I read with interest "Toyota favors center-mounted controls" in your Oct. 4 issue, and I'd like to offer the following comments.
As the "first successfully streamlined American car" (according to the Museum of Modern Art), the Lincoln-Zephyr had center-mounted controls in 1937-39. The instruments were mounted above a pedestal that incorporated the radio speaker and gearshift lever. What goes around comes around.
The car was photographed at a program, "From Airflows to Zephyrs: The 70th Anniversary of Streamlining in Automotive Design," on Jan. 17 of this year at the Petersen Automotive Museum in Los Angeles. The event was a joint presentation of the western regions of the Airflow Club of America and the Lincoln-Zephyr Owners Club.

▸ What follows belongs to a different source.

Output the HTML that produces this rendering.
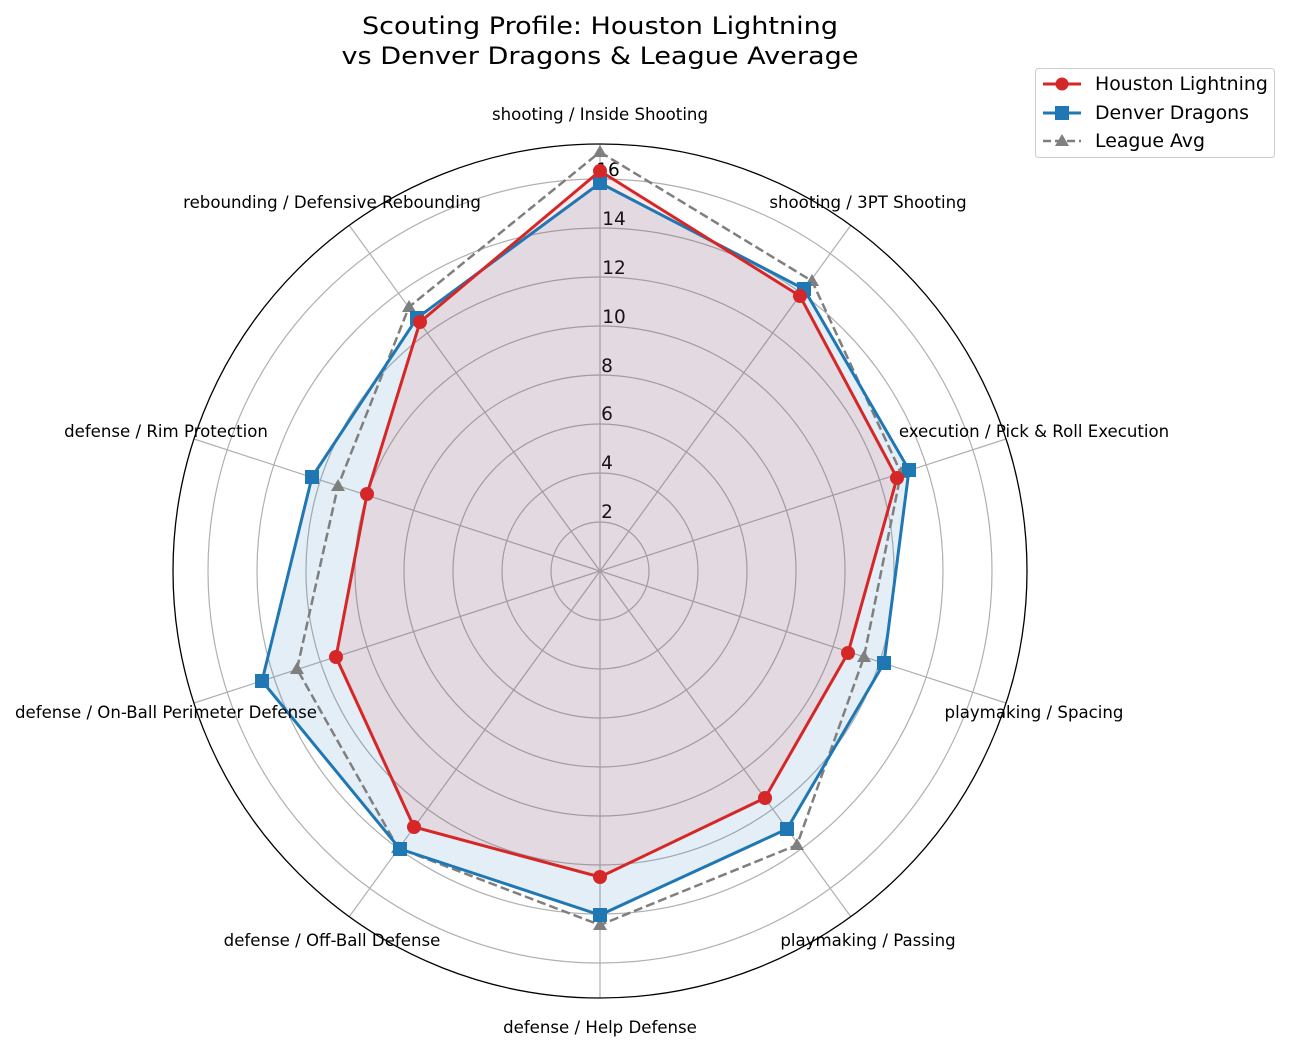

I initiated the event when I recalled that the first streamlined cars, trains and planes arrived in 1934. They included the Chrysler Airflow, of course; the Lincoln-Zephyr prototype shown at the Chicago World's Fair; the Burlington Zephyr train and the DC-2 airplane. Bob Thomas, a Ford stylist of the period, was a member of a discussion panel participating in the event.
I was an automotive stylist/designer (Ford, Raymond Loewy and Chrysler) and was inspired to become one when, as an 8-year-old, I saw the 1936 Lincoln-Zephyr.
Streamlining also was emerging in products; Raymond Loewy was busy designing the successful streamlined Sears Coldspot refrigerator, and Gruen created the Gruen Curvex watch, to mention two of those leading the trend.